GOAL - Give every line of the material again, exactly as written.

DATA PROVIDED -
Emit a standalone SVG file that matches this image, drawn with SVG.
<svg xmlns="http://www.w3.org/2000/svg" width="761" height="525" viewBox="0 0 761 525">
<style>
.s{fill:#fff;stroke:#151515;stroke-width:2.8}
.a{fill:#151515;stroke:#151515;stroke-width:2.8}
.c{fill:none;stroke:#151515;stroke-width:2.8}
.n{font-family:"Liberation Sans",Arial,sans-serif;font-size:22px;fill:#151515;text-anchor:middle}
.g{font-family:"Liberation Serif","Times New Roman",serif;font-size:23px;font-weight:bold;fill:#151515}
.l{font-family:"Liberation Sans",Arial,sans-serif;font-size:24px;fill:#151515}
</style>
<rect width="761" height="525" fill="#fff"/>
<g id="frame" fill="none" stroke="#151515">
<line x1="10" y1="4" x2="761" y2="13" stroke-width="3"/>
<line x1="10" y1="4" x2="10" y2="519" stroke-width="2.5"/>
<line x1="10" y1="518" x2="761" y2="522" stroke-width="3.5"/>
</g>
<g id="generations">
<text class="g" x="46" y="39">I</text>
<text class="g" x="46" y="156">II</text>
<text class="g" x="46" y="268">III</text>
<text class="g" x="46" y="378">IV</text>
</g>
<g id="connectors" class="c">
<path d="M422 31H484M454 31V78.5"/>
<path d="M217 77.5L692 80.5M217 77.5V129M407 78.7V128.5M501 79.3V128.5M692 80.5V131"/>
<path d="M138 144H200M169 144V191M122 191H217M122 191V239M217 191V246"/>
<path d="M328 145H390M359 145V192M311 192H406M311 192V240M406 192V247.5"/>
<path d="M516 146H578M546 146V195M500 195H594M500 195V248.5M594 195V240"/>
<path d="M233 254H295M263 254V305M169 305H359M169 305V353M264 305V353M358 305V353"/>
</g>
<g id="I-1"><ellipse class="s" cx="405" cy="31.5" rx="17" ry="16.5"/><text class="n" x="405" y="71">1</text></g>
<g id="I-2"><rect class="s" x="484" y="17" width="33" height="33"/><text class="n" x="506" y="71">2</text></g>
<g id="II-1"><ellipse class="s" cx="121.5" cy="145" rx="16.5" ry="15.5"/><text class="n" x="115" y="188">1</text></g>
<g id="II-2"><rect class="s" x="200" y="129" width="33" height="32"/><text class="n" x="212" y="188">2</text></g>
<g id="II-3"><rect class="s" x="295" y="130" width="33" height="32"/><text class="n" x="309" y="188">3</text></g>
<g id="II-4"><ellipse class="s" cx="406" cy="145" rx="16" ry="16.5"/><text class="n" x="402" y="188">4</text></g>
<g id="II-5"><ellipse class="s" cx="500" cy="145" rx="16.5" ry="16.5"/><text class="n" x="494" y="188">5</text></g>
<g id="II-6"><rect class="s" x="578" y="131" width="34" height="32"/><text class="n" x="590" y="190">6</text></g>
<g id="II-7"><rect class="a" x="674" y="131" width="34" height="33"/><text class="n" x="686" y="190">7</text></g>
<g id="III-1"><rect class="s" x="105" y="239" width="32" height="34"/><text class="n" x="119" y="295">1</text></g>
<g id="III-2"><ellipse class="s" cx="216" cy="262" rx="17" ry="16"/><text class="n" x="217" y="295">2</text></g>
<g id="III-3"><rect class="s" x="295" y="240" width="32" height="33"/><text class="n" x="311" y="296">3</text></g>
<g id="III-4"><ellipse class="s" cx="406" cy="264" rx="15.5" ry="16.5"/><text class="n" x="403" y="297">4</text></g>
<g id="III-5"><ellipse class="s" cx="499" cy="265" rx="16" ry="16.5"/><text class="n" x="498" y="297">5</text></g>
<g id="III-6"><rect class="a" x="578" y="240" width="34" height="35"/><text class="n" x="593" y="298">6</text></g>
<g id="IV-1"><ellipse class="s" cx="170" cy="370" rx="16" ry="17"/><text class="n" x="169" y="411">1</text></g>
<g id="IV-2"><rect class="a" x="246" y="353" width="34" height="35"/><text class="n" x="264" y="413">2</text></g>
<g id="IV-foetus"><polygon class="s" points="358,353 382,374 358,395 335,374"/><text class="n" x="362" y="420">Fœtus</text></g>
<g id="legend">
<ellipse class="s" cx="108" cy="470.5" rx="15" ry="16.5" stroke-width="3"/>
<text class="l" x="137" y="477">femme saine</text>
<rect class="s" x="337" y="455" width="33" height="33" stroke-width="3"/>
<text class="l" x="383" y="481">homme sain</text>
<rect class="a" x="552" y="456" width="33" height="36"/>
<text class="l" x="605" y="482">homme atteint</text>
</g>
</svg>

COMPLETED TASK -
Emit a standalone SVG file that matches this image, drawn with SVG.
<svg xmlns="http://www.w3.org/2000/svg" width="761" height="525" viewBox="0 0 761 525">
<style>
.s{fill:#fff;stroke:#151515;stroke-width:2.8}
.a{fill:#151515;stroke:#151515;stroke-width:2.8}
.c{fill:none;stroke:#151515;stroke-width:2.8}
.n{font-family:"Liberation Sans",Arial,sans-serif;font-size:22px;fill:#151515;text-anchor:middle}
.g{font-family:"Liberation Serif","Times New Roman",serif;font-size:23px;font-weight:bold;fill:#151515}
.l{font-family:"Liberation Sans",Arial,sans-serif;font-size:24px;fill:#151515}
</style>
<rect width="761" height="525" fill="#fff"/>
<g id="frame" fill="none" stroke="#151515">
<line x1="10" y1="4" x2="761" y2="13" stroke-width="3"/>
<line x1="10" y1="4" x2="10" y2="519" stroke-width="2.5"/>
<line x1="10" y1="518" x2="761" y2="522" stroke-width="3.5"/>
</g>
<g id="generations">
<text class="g" x="46" y="39">I</text>
<text class="g" x="46" y="156">II</text>
<text class="g" x="46" y="268">III</text>
<text class="g" x="46" y="378">IV</text>
</g>
<g id="connectors" class="c">
<path d="M422 31H484M454 31V78.5"/>
<path d="M217 77.5L692 80.5M217 77.5V129M407 78.7V128.5M501 79.3V128.5M692 80.5V131"/>
<path d="M138 144H200M169 144V191M122 191H217M122 191V239M217 191V246"/>
<path d="M328 145H390M359 145V192M311 192H406M311 192V240M406 192V247.5"/>
<path d="M516 146H578M546 146V195M500 195H594M500 195V248.5M594 195V240"/>
<path d="M233 254H295M263 254V305M169 305H359M169 305V353M264 305V353M358 305V353"/>
</g>
<g id="I-1"><ellipse class="s" cx="405" cy="31.5" rx="17" ry="16.5"/><text class="n" x="405" y="71">1</text></g>
<g id="I-2"><rect class="s" x="484" y="17" width="33" height="33"/><text class="n" x="506" y="71">2</text></g>
<g id="II-1"><ellipse class="s" cx="121.5" cy="145" rx="16.5" ry="15.5"/><text class="n" x="115" y="188">1</text></g>
<g id="II-2"><rect class="s" x="200" y="129" width="33" height="32"/><text class="n" x="212" y="188">2</text></g>
<g id="II-3"><rect class="s" x="295" y="130" width="33" height="32"/><text class="n" x="309" y="188">3</text></g>
<g id="II-4"><ellipse class="s" cx="406" cy="145" rx="16" ry="16.5"/><text class="n" x="402" y="188">4</text></g>
<g id="II-5"><ellipse class="s" cx="500" cy="145" rx="16.5" ry="16.5"/><text class="n" x="494" y="188">5</text></g>
<g id="II-6"><rect class="s" x="578" y="131" width="34" height="32"/><text class="n" x="590" y="190">6</text></g>
<g id="II-7"><rect class="a" x="674" y="131" width="34" height="33"/><text class="n" x="686" y="190">7</text></g>
<g id="III-1"><rect class="s" x="105" y="239" width="32" height="34"/><text class="n" x="119" y="295">1</text></g>
<g id="III-2"><ellipse class="s" cx="216" cy="262" rx="17" ry="16"/><text class="n" x="217" y="295">2</text></g>
<g id="III-3"><rect class="s" x="295" y="240" width="32" height="33"/><text class="n" x="311" y="296">3</text></g>
<g id="III-4"><ellipse class="s" cx="406" cy="264" rx="15.5" ry="16.5"/><text class="n" x="403" y="297">4</text></g>
<g id="III-5"><ellipse class="s" cx="499" cy="265" rx="16" ry="16.5"/><text class="n" x="498" y="297">5</text></g>
<g id="III-6"><rect class="a" x="578" y="240" width="34" height="35"/><text class="n" x="593" y="298">6</text></g>
<g id="IV-1"><ellipse class="s" cx="170" cy="370" rx="16" ry="17"/><text class="n" x="169" y="411">1</text></g>
<g id="IV-2"><rect class="a" x="246" y="353" width="34" height="35"/><text class="n" x="264" y="413">2</text></g>
<g id="IV-foetus"><polygon class="s" points="358,353 382,374 358,395 335,374"/><text class="n" x="362" y="420">Fœtus</text></g>
<g id="legend">
<ellipse class="s" cx="108" cy="470.5" rx="15" ry="16.5" stroke-width="3"/>
<text class="l" x="137" y="477">femme saine</text>
<rect class="s" x="337" y="455" width="33" height="33" stroke-width="3"/>
<text class="l" x="383" y="481">homme sain</text>
<rect class="a" x="552" y="456" width="33" height="36"/>
<text class="l" x="605" y="482">homme atteint</text>
</g>
</svg>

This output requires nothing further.